Price Discovery in Markets with Multiple Dealers
Rafael Romeu ()
IMF Staff Papers, 2010, vol. 57, issue 2, 450-483
Dealers learn about asset values as they set prices and absorb informed order flow. These flows cause inventory imbalances. This study models price setting in markets such as foreign exchange, U.S. treasury bonds, European sovereign bonds, and the London Stock Exchange, where market makers have multiple instruments to smooth inventory imbalances and update priors about asset values. Estimating a dealer pricing model with multiple instruments for inventory control and information-gathering yields support for what at times have been elusive inventory and asymmetric information effects.

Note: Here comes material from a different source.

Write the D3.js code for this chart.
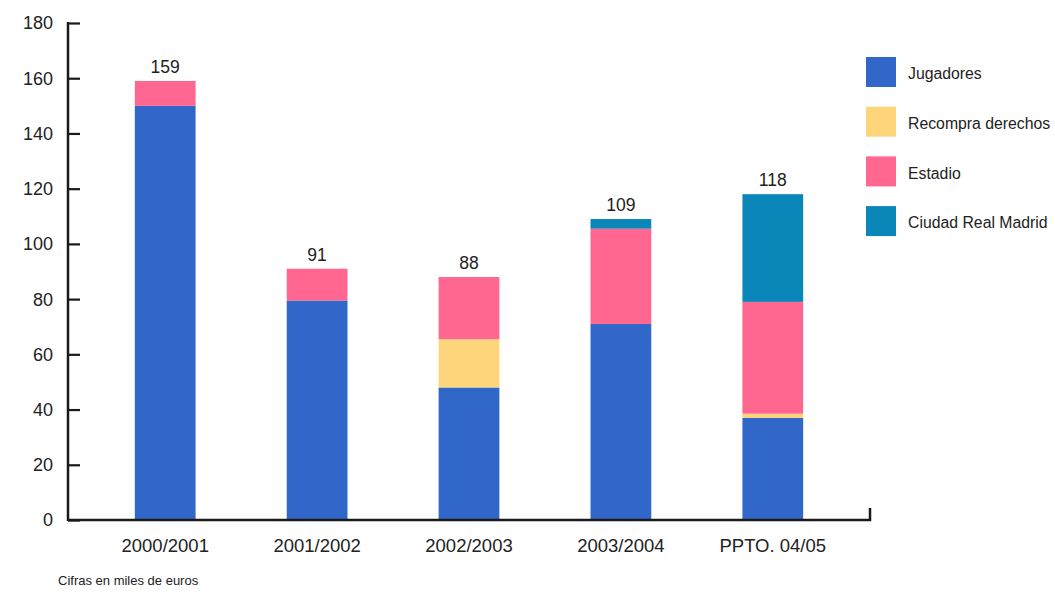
<!DOCTYPE html>
<html>
<head>
<meta charset="utf-8">
<script src="https://cdn.jsdelivr.net/npm/d3@7"></script>
<style>
  html, body { margin: 0; padding: 0; background: #fff; }
  svg { display: block; font-family: "Liberation Sans", Arial, sans-serif; }
</style>
</head>
<body>
<svg id="chart" width="1055" height="594"></svg>
<script>
// ---- Data ----
const categories = ["2000/2001", "2001/2002", "2002/2003", "2003/2004", "PPTO. 04/05"];
const seriesNames = ["Jugadores", "Recompra derechos", "Estadio", "Ciudad Real Madrid"];
const jugadores  = [150, 79.5, 48, 71, 37];
const recompra   = [0, 0, 17.5, 0, 1.5];
const estadio    = [9, 11.5, 22.5, 34.5, 40.5];
const ciudad     = [0, 0, 0, 3.5, 39];
const totals     = [159, 91, 88, 109, 118];
const yTicks     = [0, 20, 40, 60, 80, 100, 120, 140, 160, 180];
const colors     = ["#3067c8", "#ffd57c", "#ff6690", "#0b86b8"];
const footnote   = "Cifras en miles de euros";

// ---- Build table ----
const keys = ["jug", "rec", "est", "ciu"];
const table = categories.map((c, i) => ({
  cat: c, jug: jugadores[i], rec: recompra[i], est: estadio[i], ciu: ciudad[i], total: totals[i]
}));

const svg = d3.select("#chart");
const axisX = 68, axisBottom = 520, axisTop = 23, axisRight = 870;

const x = d3.scaleBand().domain(categories).range([axisX, axisRight])
  .paddingInner(0.6).paddingOuter(0.44);
const y = d3.scaleLinear().domain([0, 180]).range([axisBottom, axisTop]);
const color = d3.scaleOrdinal().domain(keys).range(colors);

const stacked = d3.stack().keys(keys)(table);

// bars
svg.append("g").selectAll("g").data(stacked).join("g")
  .attr("fill", d => color(d.key))
  .selectAll("rect").data(d => d).join("rect")
  .attr("x", d => x(d.data.cat))
  .attr("width", x.bandwidth())
  .attr("y", d => y(d[1]))
  .attr("height", d => y(d[0]) - y(d[1]));

// total labels
svg.append("g").selectAll("text").data(table).join("text")
  .attr("x", d => x(d.cat) + x.bandwidth() / 2)
  .attr("y", d => y(d.total) - 8)
  .attr("text-anchor", "middle")
  .attr("font-size", 17.5)
  .attr("fill", "#222")
  .text(d => d.total);

// y axis
const yAxis = d3.axisRight(y).tickValues(yTicks).tickSize(12).tickFormat("");
const gy = svg.append("g").attr("transform", `translate(${axisX},0)`).call(yAxis);
gy.select(".domain").remove();
gy.selectAll(".tick line").attr("stroke", "#1a1a1a").attr("stroke-width", 2.2);
gy.append("line").attr("x1", 0).attr("x2", 0).attr("y1", axisTop - 1).attr("y2", axisBottom + 1)
  .attr("stroke", "#1a1a1a").attr("stroke-width", 2.5);

svg.append("g").selectAll("text").data(yTicks).join("text")
  .attr("x", 53)
  .attr("y", d => y(d))
  .attr("dy", "0.36em")
  .attr("text-anchor", "end")
  .attr("font-size", 18)
  .attr("fill", "#222")
  .text(d => d);

// x axis
const xAxis = d3.axisBottom(x).tickSize(0).tickPadding(19);
const gx = svg.append("g").attr("transform", `translate(0,${axisBottom})`).call(xAxis);
gx.select(".domain").remove();
gx.selectAll("text").attr("font-size", 18.5).attr("fill", "#222")
  .attr("font-family", "'Liberation Sans', Arial, sans-serif");
svg.append("path")
  .attr("d", `M${axisX},${axisBottom} H${axisRight} V${axisBottom - 12}`)
  .attr("fill", "none").attr("stroke", "#1a1a1a").attr("stroke-width", 2.5);

// legend
const legend = svg.append("g").attr("transform", "translate(866,57)");
const li = legend.selectAll("g").data(seriesNames).join("g")
  .attr("transform", (d, i) => `translate(0,${i * 49.7})`);
li.append("rect").attr("width", 30).attr("height", 30).attr("fill", (d, i) => colors[i]);
li.append("text").attr("x", 42).attr("y", 16.5).attr("dy", "0.36em")
  .attr("font-size", 15.8).attr("fill", "#222").text(d => d);

// footnote
svg.append("text").attr("x", 58).attr("y", 585).attr("font-size", 13)
  .attr("fill", "#222").text(footnote);
</script>
</body>
</html>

The model presented yields direct measures of the structural-liquidity cost parameters faced by market makers, akin to Kyle's Lambda. For example, the estimates presented suggest that a $10 million incoming purchase pushes price up by roughly one basis point, and dealers expect to immediately lay off one-third of every incoming order. Compared with estimates of price setting in single dealer markets, price shading is found to have a smaller role in inventory management and information effects are shown to be stronger. Hence, estimating traditional microstructure models (based on only one market maker per asset) on data from asset markets where market makers have multiple instruments misses information from sources other than incoming order flows, and overemphasizes price shading in managing inventories.